When the police saw her interview on the BBC Ten O'Clock News, they were annoyed.
They had advised her not to talk to the media. They were as surprised as me that she agreed to give me an interview.
So was this erratic behaviour the first sign that all was not what it seemed?
In hindsight, it may seem so, but at the time, it seemed simply a desperate act by a desperate mother.
Fresh in my mind were the Soham murders of schoolgirls Jessica Chapman and Holly Wells. When children disappeared for more than 48 hours, the outcome was usually not good.
That is why there was such a huge community effort to try to find Shannon. People realised that time was short.
Yes, I did wonder if Karen Matthews was telling the truth. Everyone did.
However, I believed her. And I was not alone.
As well as searching hedges and parkland, the police drew up a map showing where convicted paedophiles lived in the Dewsbury area.
They checked, and double-checked.

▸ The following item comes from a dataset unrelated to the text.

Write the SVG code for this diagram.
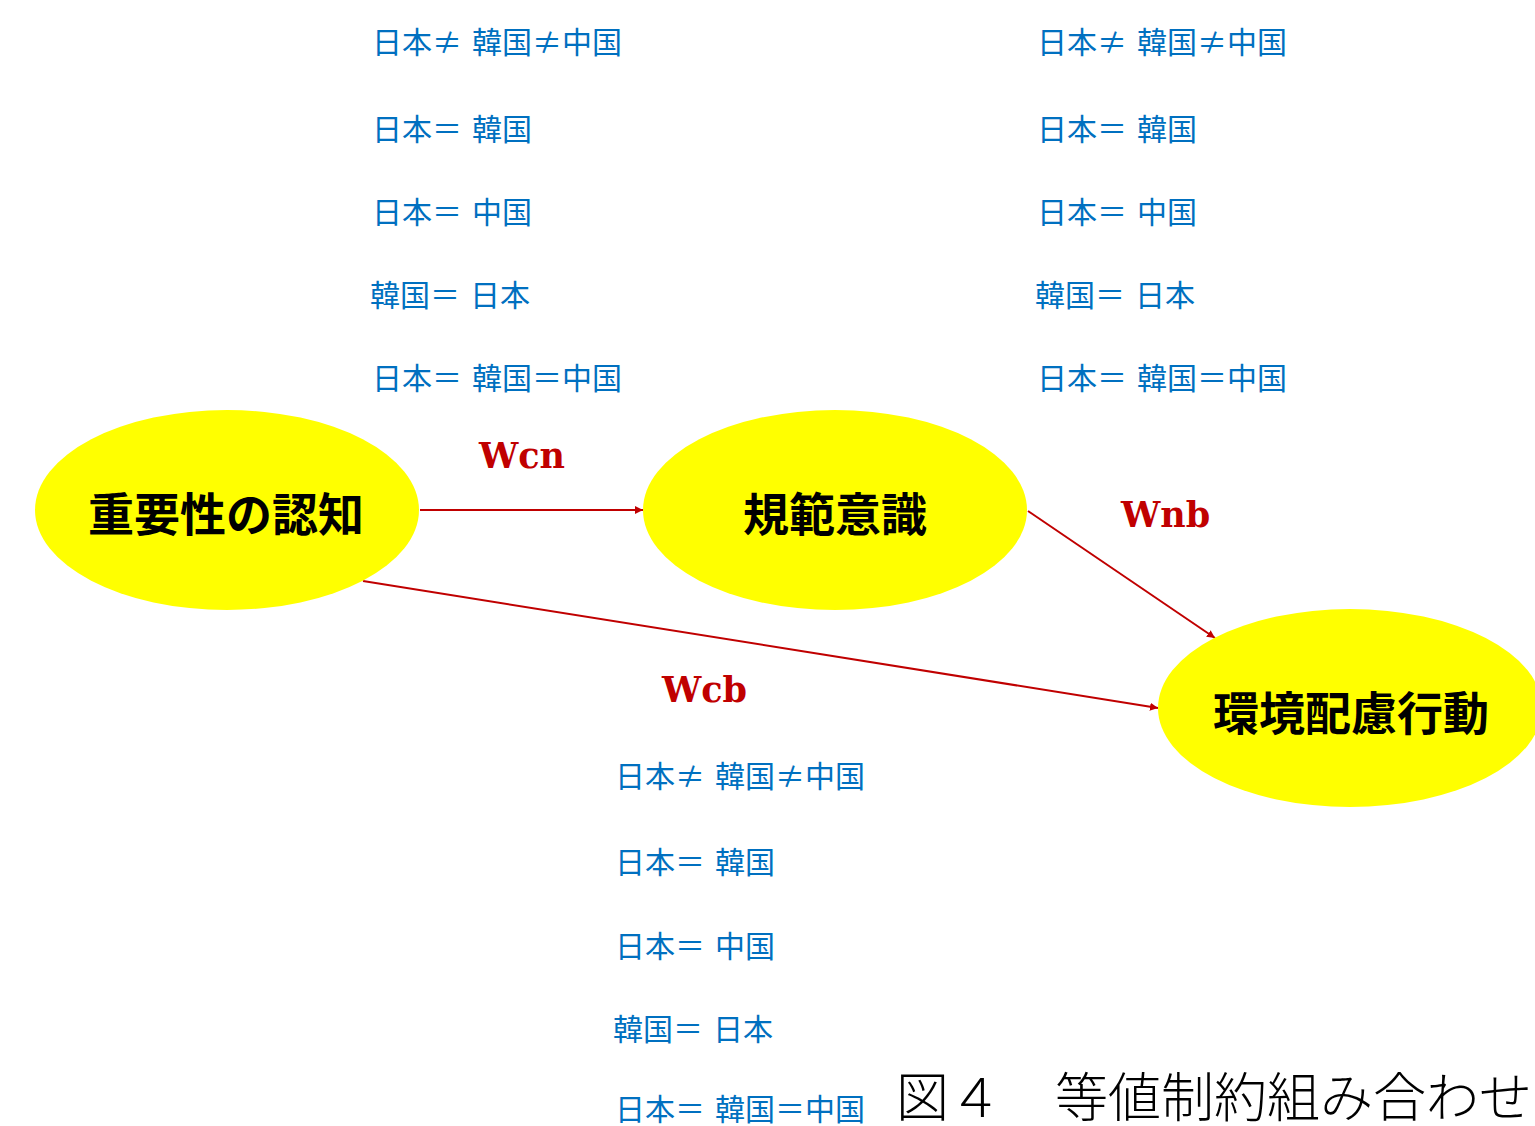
<svg xmlns="http://www.w3.org/2000/svg" width="1535" height="1126" viewBox="0 0 1535 1126">
<defs>
<style>
.node{fill:#FFFF00;stroke:none}
.nl{font-family:"Noto Sans CJK JP",sans-serif;font-weight:bold;font-size:46px;fill:#000;text-anchor:middle}
.blue{font-family:"Noto Sans CJK JP",sans-serif;font-size:30px;fill:#0070C0}
.el{font-family:"DejaVu Serif",serif;font-weight:bold;font-size:35px;fill:#C00000}
.edge{stroke:#C00000;stroke-width:2;fill:none;marker-end:url(#ah)}
.cap{font-family:"Liberation Serif","Noto Sans CJK JP",serif;font-size:53px;font-weight:300;fill:#000}
</style>
<marker id="ah" markerUnits="userSpaceOnUse" markerWidth="8" markerHeight="8" viewBox="0 0 10 10" refX="10" refY="5" orient="auto">
<path d="M0,0 L10,5 L0,10 z" fill="#C00000"/>
</marker>
</defs>
<rect width="1535" height="1126" fill="#fff"/>
<g id="connectors">
<line class="edge" x1="420" y1="510" x2="643" y2="510"/>
<line class="edge" x1="1028" y1="511" x2="1215" y2="638"/>
<line class="edge" x1="363" y1="581" x2="1158" y2="708"/>
</g>
<g id="node-ninchi">
<ellipse class="node" cx="227" cy="510" rx="192" ry="100"/>
<text class="nl" x="226" y="531">重要性の認知</text>
</g>
<g id="node-kihan">
<ellipse class="node" cx="835" cy="510" rx="192" ry="100"/>
<text class="nl" x="835" y="531">規範意識</text>
</g>
<g id="node-kodo">
<ellipse class="node" cx="1350" cy="708" rx="192" ry="99"/>
<text class="nl" x="1351" y="730">環境配慮行動</text>
</g>
<g id="edge-labels">
<text class="el" x="479" y="468">Wcn</text>
<text class="el" x="1121" y="527">Wnb</text>
<text class="el" x="662" y="702">Wcb</text>
</g>
<g id="constraints-left">
<text class="blue" x="372" y="53">日本≠&#8196;韓国≠中国</text>
<text class="blue" x="372" y="140">日本＝&#8196;韓国</text>
<text class="blue" x="372" y="223">日本＝&#8196;中国</text>
<text class="blue" x="370" y="306">韓国＝&#8196;日本</text>
<text class="blue" x="372" y="389">日本＝&#8196;韓国＝中国</text>
</g>
<g id="constraints-right">
<text class="blue" x="1037" y="53">日本≠&#8196;韓国≠中国</text>
<text class="blue" x="1037" y="140">日本＝&#8196;韓国</text>
<text class="blue" x="1037" y="223">日本＝&#8196;中国</text>
<text class="blue" x="1035" y="306">韓国＝&#8196;日本</text>
<text class="blue" x="1037" y="389">日本＝&#8196;韓国＝中国</text>
</g>
<g id="constraints-bottom">
<text class="blue" x="615" y="787">日本≠&#8196;韓国≠中国</text>
<text class="blue" x="615" y="873">日本＝&#8196;韓国</text>
<text class="blue" x="615" y="957">日本＝&#8196;中国</text>
<text class="blue" x="613" y="1040">韓国＝&#8196;日本</text>
<text class="blue" x="615" y="1120">日本＝&#8196;韓国＝中国</text>
</g>
<text id="caption" class="cap" x="896" y="1117">図４　等値制約組み合わせ</text>
</svg>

There was no sign of Shannon.
As days turned to weeks, the more convinced detectives became that Shannon would not be coming home.
However, Karen's friends and neighbours never gave up, and neither did the police.
About 10% of the force's officers were put on the case and more than £3m was spent in what was one of the largest search operations since the hunt for the Yorkshire Ripper.
Shannon was eventually found, 24 days after she disappeared. A BBC colleague got a tip-off and phoned me.
I was shopping in Ikea in Leeds at the time, and nearly dropped my phone on a multi-coloured Swedish rug when I heard the news.
As I drove down the A6110 to Dewsbury, I wondered if Karen would give me an interview again.
We could do it in the same spot where we had first spoken.
The only difference would be that this time she would be with Shannon beside her.
The tears would turn to cheers. For once, it would be a story with a happy ending.
What a fool I was.
It later emerged that Shannon had been kept drugged and hidden in the base of a divan bed by the very people appealing for her safe return.
That September Karen, and Michael Donovan, the uncle of Karen's partner, went on trial for kidnap, false imprisonment and perverting the course of justice. They were jailed for eight years after the court heard about their plot to hide the child and claim a £50,000 reward that subsequently had been offered by the Sun.